Should you ever find yourself at a loose end in Iceland’s capital Reykjavik – perhaps having first chased the Northern lights, bathed in the thermal springs of the Blue Lagoon and run a mile from the local delicacy of ‘hakarl’ (rotten shark meat) – then you could always enrol in one of the half-day courses, complete with diplomas for successful students, that are offered by The Elfschool (http://www.theelfschool.com).
There you will learn about the elfin ‘huldufolk’, in which more than half of all Icelanders apparently believe – to the extent vehicle breakdowns are often attributed to having upset these ‘hidden people’. What is more, construction companies now employ special consultants to look after the interests of the huldufolk when they are building roads across the island. A national elf service, so to speak.
Anyway … before any readers begin snorting too hard at the idea of money being gained or lost as a result of something that does not exist – or at least, in deference to any Icelandic visitors to The Value Perspective, to something that cannot be seen – we would remind them there are plenty of examples of the stockmarket operating on just this basis.
These unseen forces have various names – John Maynard Keynes used the term ‘animal spirits’, Paul Krugman talks of ‘the confidence fairy’ in an economic context while, here on The Value Perspective, we constantly refer to those twin gods of the markets ‘Greed’ and ‘Fear’, which have the power to drive share prices above and below what we believe to be their long-term intrinsic value.
There are plenty of examples we could offer but we are going to go with banks. The invisible force at play here, of course, is confidence. If everyone believes in banks – believes they are good for the money they owe people and believes in the people who owe the banks money – then all is well. But then something can happen to fracture that confidence and life becomes very hard for the sector.

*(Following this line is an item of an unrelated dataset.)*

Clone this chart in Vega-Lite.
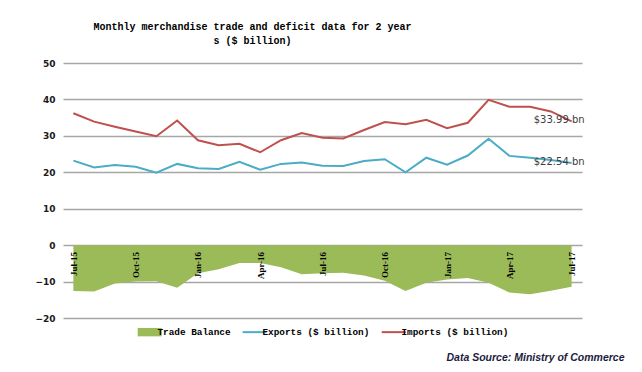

Here on The Value Perspective, we would argue the balance sheets of many banks are in significantly better shape now than they were in 2008 and 2009 and yet the confidence the sector lost as a result of the global financial crisis has still fully to return. To our minds, it is only this confidence element that is preventing banks’ share prices from reflecting the intrinsic value of the underlying businesses.
We would not pretend to understand all the whys and wherefores of these unseen market forces but we do know they can serve to throw up opportunities for investors who are disciplined enough to focus on what exists on the balance sheet as opposed to only in the mind. Our job as value investors is, in effect, to take the other side of the sentiment trade.